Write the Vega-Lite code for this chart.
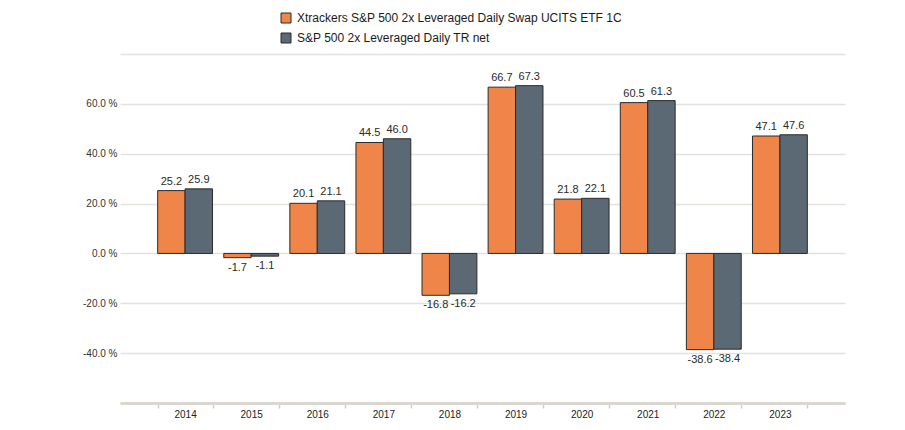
{
  "$schema": "https://vega.github.io/schema/vega-lite/v6.json",
  "width": 725,
  "height": 349,
  "autosize": {"type": "none"},
  "padding": {"left": 120, "top": 54, "right": 60, "bottom": 27},
  "background": "white",
  "config": {
    "view": {"stroke": null},
    "font": "Liberation Sans",
    "locale": {
      "number": {"decimal": ".", "thousands": ",", "grouping": [3], "currency": ["$", ""], "minus": "-"}
    }
  },
  "data": {
    "values": [
      {"year": "2014", "series": "Xtrackers S&P 500 2x Leveraged Daily Swap UCITS ETF 1C", "value": 25.2},
      {"year": "2014", "series": "S&P 500 2x Leveraged Daily TR net", "value": 25.9},
      {"year": "2015", "series": "Xtrackers S&P 500 2x Leveraged Daily Swap UCITS ETF 1C", "value": -1.7},
      {"year": "2015", "series": "S&P 500 2x Leveraged Daily TR net", "value": -1.1},
      {"year": "2016", "series": "Xtrackers S&P 500 2x Leveraged Daily Swap UCITS ETF 1C", "value": 20.1},
      {"year": "2016", "series": "S&P 500 2x Leveraged Daily TR net", "value": 21.1},
      {"year": "2017", "series": "Xtrackers S&P 500 2x Leveraged Daily Swap UCITS ETF 1C", "value": 44.5},
      {"year": "2017", "series": "S&P 500 2x Leveraged Daily TR net", "value": 46.0},
      {"year": "2018", "series": "Xtrackers S&P 500 2x Leveraged Daily Swap UCITS ETF 1C", "value": -16.8},
      {"year": "2018", "series": "S&P 500 2x Leveraged Daily TR net", "value": -16.2},
      {"year": "2019", "series": "Xtrackers S&P 500 2x Leveraged Daily Swap UCITS ETF 1C", "value": 66.7},
      {"year": "2019", "series": "S&P 500 2x Leveraged Daily TR net", "value": 67.3},
      {"year": "2020", "series": "Xtrackers S&P 500 2x Leveraged Daily Swap UCITS ETF 1C", "value": 21.8},
      {"year": "2020", "series": "S&P 500 2x Leveraged Daily TR net", "value": 22.1},
      {"year": "2021", "series": "Xtrackers S&P 500 2x Leveraged Daily Swap UCITS ETF 1C", "value": 60.5},
      {"year": "2021", "series": "S&P 500 2x Leveraged Daily TR net", "value": 61.3},
      {"year": "2022", "series": "Xtrackers S&P 500 2x Leveraged Daily Swap UCITS ETF 1C", "value": -38.6},
      {"year": "2022", "series": "S&P 500 2x Leveraged Daily TR net", "value": -38.4},
      {"year": "2023", "series": "Xtrackers S&P 500 2x Leveraged Daily Swap UCITS ETF 1C", "value": 47.1},
      {"year": "2023", "series": "S&P 500 2x Leveraged Daily TR net", "value": 47.6}
    ]
  },
  "encoding": {
    "x": {
      "field": "year", "type": "nominal",
      "scale": {"paddingInner": 0.17, "paddingOuter": 0.57},
      "axis": {
        "title": null, "labelAngle": 0, "labelFontSize": 10, "labelColor": "#222",
        "labelPadding": 1, "domainColor": "#dad7d0", "domainWidth": 3,
        "tickColor": "#d2cec6", "tickWidth": 1.5, "tickSize": 5, "tickBand": "extent",
        "grid": false
      }
    },
    "xOffset": {
      "field": "series", "type": "nominal",
      "sort": ["Xtrackers S&P 500 2x Leveraged Daily Swap UCITS ETF 1C", "S&P 500 2x Leveraged Daily TR net"],
      "scale": {"paddingInner": 0, "paddingOuter": 0}
    },
    "y": {
      "field": "value", "type": "quantitative",
      "scale": {"domain": [-60, 80], "nice": false, "zero": true},
      "axis": {
        "title": null, "values": [-60, -40, -20, 0, 20, 40, 60, 80],
        "labelExpr": "datum.value > 60 || datum.value < -40 ? '' : format(datum.value, '.1f') + ' %'",
        "labelFontSize": 10, "labelColor": "#333", "labelPadding": 3,
        "ticks": false, "domain": false,
        "gridColor": "#e4e2dc", "gridWidth": 1.5
      }
    }
  },
  "layer": [
    {
      "mark": {"type": "bar", "stroke": "#2b2b2b", "strokeWidth": 1},
      "encoding": {
        "color": {
          "field": "series", "type": "nominal",
          "scale": {
            "domain": ["Xtrackers S&P 500 2x Leveraged Daily Swap UCITS ETF 1C", "S&P 500 2x Leveraged Daily TR net"],
            "range": ["#ef8549", "#5a6974"]
          },
          "legend": {
            "title": null, "orient": "none", "direction": "vertical",
            "legendX": 160, "legendY": -42,
            "symbolType": "square", "symbolSize": 100, "symbolStrokeColor": "#2b2b2b", "symbolStrokeWidth": 1,
            "labelFontSize": 12, "labelColor": "#1a1a1a", "rowPadding": 6, "labelLimit": 500, "labelOffset": 5
          }
        }
      }
    },
    {
      "transform": [{"filter": "datum.value >= 0"}],
      "mark": {"type": "text", "baseline": "bottom", "dy": -4, "fontSize": 11, "color": "#2a2a2a"},
      "encoding": {"text": {"field": "value", "type": "quantitative", "format": ".1f"}}
    },
    {
      "transform": [{"filter": "datum.value < 0"}],
      "mark": {"type": "text", "baseline": "top", "dy": 4, "fontSize": 11, "color": "#2a2a2a"},
      "encoding": {"text": {"field": "value", "type": "quantitative", "format": ".1f"}}
    }
  ]
}
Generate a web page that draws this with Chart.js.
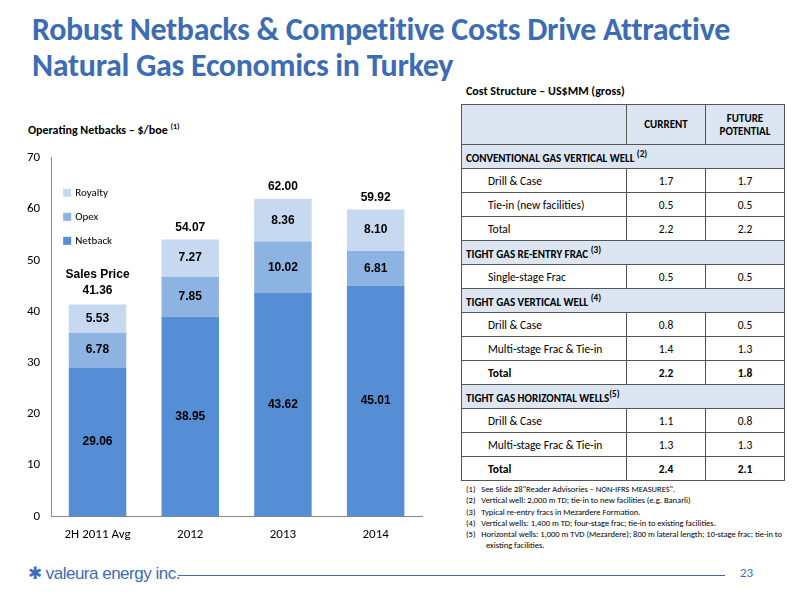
<!DOCTYPE html>
<html>
<head>
<meta charset="utf-8">
<script src="https://cdn.jsdelivr.net/npm/chart.js@4"></script>
<style>
  body { margin: 0; width: 800px; height: 600px; position: relative; background: #fff; font-family: Calibri, Carlito, "Liberation Sans", sans-serif; overflow: hidden; }
  .title { position: absolute; left: 32px; top: 12px; font-size: 32px; font-weight: bold; color: #3c6cb4; line-height: 36px; letter-spacing: -0.3px; }
  .sub { position: absolute; font-size: 12px; font-weight: bold; color: #000; }
  #chartBox { position: absolute; left: 24px; top: 147px; width: 404px; height: 399px; }
  table { position: absolute; left: 461px; top: 104px; width: 324px; border-collapse: collapse; font-size: 11.5px; }
  td { border: 1px solid #555; height: 23px; padding: 0 4px; }
  td.n { text-align: center; width: 70px; }
  td.l { padding-left: 26px; }
  tr.sec td { background: #dce6f2; font-weight: bold; padding-left: 4px; font-size: 11px; }
  tr.hdr td { background: #dce6f2; height: 39px; font-weight: bold; text-align: center; font-size: 11px; }
  tr.tot td { font-weight: bold; }
  .notes { position: absolute; left: 466px; top: 484px; font-size: 8.5px; line-height: 11.3px; color: #000; width: 330px; }
  .notes div { padding-left: 20px; text-indent: -20px; }
  .logo { position: absolute; left: 28px; top: 563px; font-size: 17px; color: #3c6cb4; font-family: "Liberation Sans", sans-serif; letter-spacing: -0.5px; }
  .rule { position: absolute; left: 178px; top: 575px; width: 547px; height: 1px; background: #3c6cb4; }
  .page { position: absolute; left: 740px; top: 565px; font-size: 13px; color: #3c6cb4; }
</style>
</head>
<body>
<div class="title">Robust Netbacks &amp; Competitive Costs Drive Attractive<br>Natural Gas Economics in Turkey</div>
<div class="sub" style="left:466px;top:84px;">Cost Structure – US$MM (gross)</div>
<div class="sub" style="left:28px;top:121px;">Operating Netbacks – $/boe <sup style="font-size:8px">(1)</sup></div>
<div id="chartBox"><canvas id="c"></canvas></div>

<table>
  <tr class="hdr"><td style="background:#dce6f2"></td><td class="n">CURRENT</td><td class="n">FUTURE<br>POTENTIAL</td></tr>
  <tr class="sec"><td colspan="3">CONVENTIONAL GAS VERTICAL WELL <sup>(2)</sup></td></tr>
  <tr><td class="l">Drill &amp; Case</td><td class="n">1.7</td><td class="n">1.7</td></tr>
  <tr><td class="l">Tie-in (new facilities)</td><td class="n">0.5</td><td class="n">0.5</td></tr>
  <tr><td class="l">Total</td><td class="n">2.2</td><td class="n">2.2</td></tr>
  <tr class="sec"><td colspan="3">TIGHT GAS RE-ENTRY FRAC <sup>(3)</sup></td></tr>
  <tr><td class="l">Single-stage Frac</td><td class="n">0.5</td><td class="n">0.5</td></tr>
  <tr class="sec"><td colspan="3">TIGHT GAS VERTICAL WELL <sup>(4)</sup></td></tr>
  <tr><td class="l">Drill &amp; Case</td><td class="n">0.8</td><td class="n">0.5</td></tr>
  <tr><td class="l">Multi-stage Frac &amp; Tie-in</td><td class="n">1.4</td><td class="n">1.3</td></tr>
  <tr class="tot"><td class="l">Total</td><td class="n">2.2</td><td class="n">1.8</td></tr>
  <tr class="sec"><td colspan="3">TIGHT GAS HORIZONTAL WELLS<sup>(5)</sup></td></tr>
  <tr><td class="l">Drill &amp; Case</td><td class="n">1.1</td><td class="n">0.8</td></tr>
  <tr><td class="l">Multi-stage Frac &amp; Tie-in</td><td class="n">1.3</td><td class="n">1.3</td></tr>
  <tr class="tot"><td class="l">Total</td><td class="n">2.4</td><td class="n">2.1</td></tr>
</table>

<div class="notes">
  <div>(1)&nbsp;&nbsp;&nbsp;See Slide 28"Reader Advisories – NON-IFRS MEASURES".</div>
  <div>(2)&nbsp;&nbsp;&nbsp;Vertical well: 2,000 m TD; tie-in to new facilities (e.g. Banarli)</div>
  <div>(3)&nbsp;&nbsp;&nbsp;Typical re-entry fracs in Mezardere Formation.</div>
  <div>(4)&nbsp;&nbsp;&nbsp;Vertical wells: 1,400 m TD; four-stage frac; tie-in to existing facilities.</div>
  <div>(5)&nbsp;&nbsp;&nbsp;Horizontal wells: 1,000 m TVD (Mezardere); 800 m lateral length; 10-stage frac; tie-in to existing facilities.</div>
</div>

<div class="logo">✱ valeura energy inc.</div>
<div class="rule"></div>
<div class="page">23</div>

<script>
const categories = ['2H 2011 Avg', '2012', '2013', '2014'];
const netback = [29.06, 38.95, 43.62, 45.01];
const opex = [6.78, 7.85, 10.02, 6.81];
const royalty = [5.53, 7.27, 8.36, 8.10];
const totals = ['41.36', '54.07', '62.00', '59.92'];
const yTicks = [0, 10, 20, 30, 40, 50, 60, 70];

const labelPlugin = {
  id: 'labels',
  afterDatasetsDraw(chart) {
    const ctx = chart.ctx;
    ctx.save();
    ctx.font = 'bold 12px "Liberation Sans", Arial, sans-serif';
    ctx.fillStyle = '#000';
    ctx.textAlign = 'center';
    ctx.textBaseline = 'middle';
    chart.data.datasets.forEach((ds, di) => {
      chart.getDatasetMeta(di).data.forEach((bar, i) => {
        const v = ds.data[i];
        ctx.fillText(v.toFixed(2), bar.x, (bar.y + bar.base) / 2);
      });
    });
    const top = chart.getDatasetMeta(2).data;
    top.forEach((bar, i) => {
      if (i === 0) {
        ctx.fillText('Sales Price', bar.x, bar.y - 30);
        ctx.fillText(totals[i], bar.x, bar.y - 14);
      } else {
        ctx.fillText(totals[i], bar.x, bar.y - 12);
      }
    });
    ctx.restore();
  }
};

new Chart(document.getElementById('c'), {
  type: 'bar',
  data: {
    labels: categories,
    datasets: [
      { label: 'Netback', data: netback, backgroundColor: '#558ed5', barPercentage: 0.62, categoryPercentage: 1 },
      { label: 'Opex', data: opex, backgroundColor: '#8db3e2', barPercentage: 0.62, categoryPercentage: 1 },
      { label: 'Royalty', data: royalty, backgroundColor: '#c6d9f1', barPercentage: 0.62, categoryPercentage: 1 }
    ]
  },
  options: {
    responsive: true,
    maintainAspectRatio: false,
    animation: false,
    layout: { padding: { top: 8, right: 6 } },
    plugins: {
      tooltip: { enabled: false },
      legend: { display: false }
    },
    scales: {
      x: {
        stacked: true,
        grid: { display: false },
        border: { color: '#888' },
        ticks: { color: '#000', font: { size: 13, family: 'Calibri, Carlito, "Liberation Sans", sans-serif' } }
      },
      y: {
        stacked: true, min: 0, max: 70,
        afterBuildTicks: ax => { ax.ticks = yTicks.map(v => ({ value: v })); },
        grid: { display: false },
        border: { color: '#888' },
        ticks: { color: '#000', font: { size: 13, family: 'Calibri, Carlito, "Liberation Sans", sans-serif' } }
      }
    }
  },
  plugins: [labelPlugin, {
    id: 'legendBox',
    afterDraw(chart) {
      const ctx = chart.ctx;
      const x = chart.chartArea.left + 12;
      let y = chart.chartArea.top + 35;
      const items = [['Royalty', '#c6d9f1'], ['Opex', '#8db3e2'], ['Netback', '#558ed5']];
      ctx.save();
      ctx.font = '11px Calibri, Carlito, "Liberation Sans", sans-serif';
      ctx.textBaseline = 'middle';
      items.forEach(([t, c]) => {
        ctx.fillStyle = c; ctx.fillRect(x, y - 4, 8, 8);
        ctx.fillStyle = '#000'; ctx.fillText(t, x + 12, y);
        y += 24;
      });
      ctx.restore();
    }
  }]
});
</script>
</body>
</html>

__________

PROBLEM STATEMENT:
List the lines of the material in which the word "this" occurs.

WRITTEN RESPONSE:
Write the Vega-Lite code for this chart.
Generate a web page that draws this with Chart.js.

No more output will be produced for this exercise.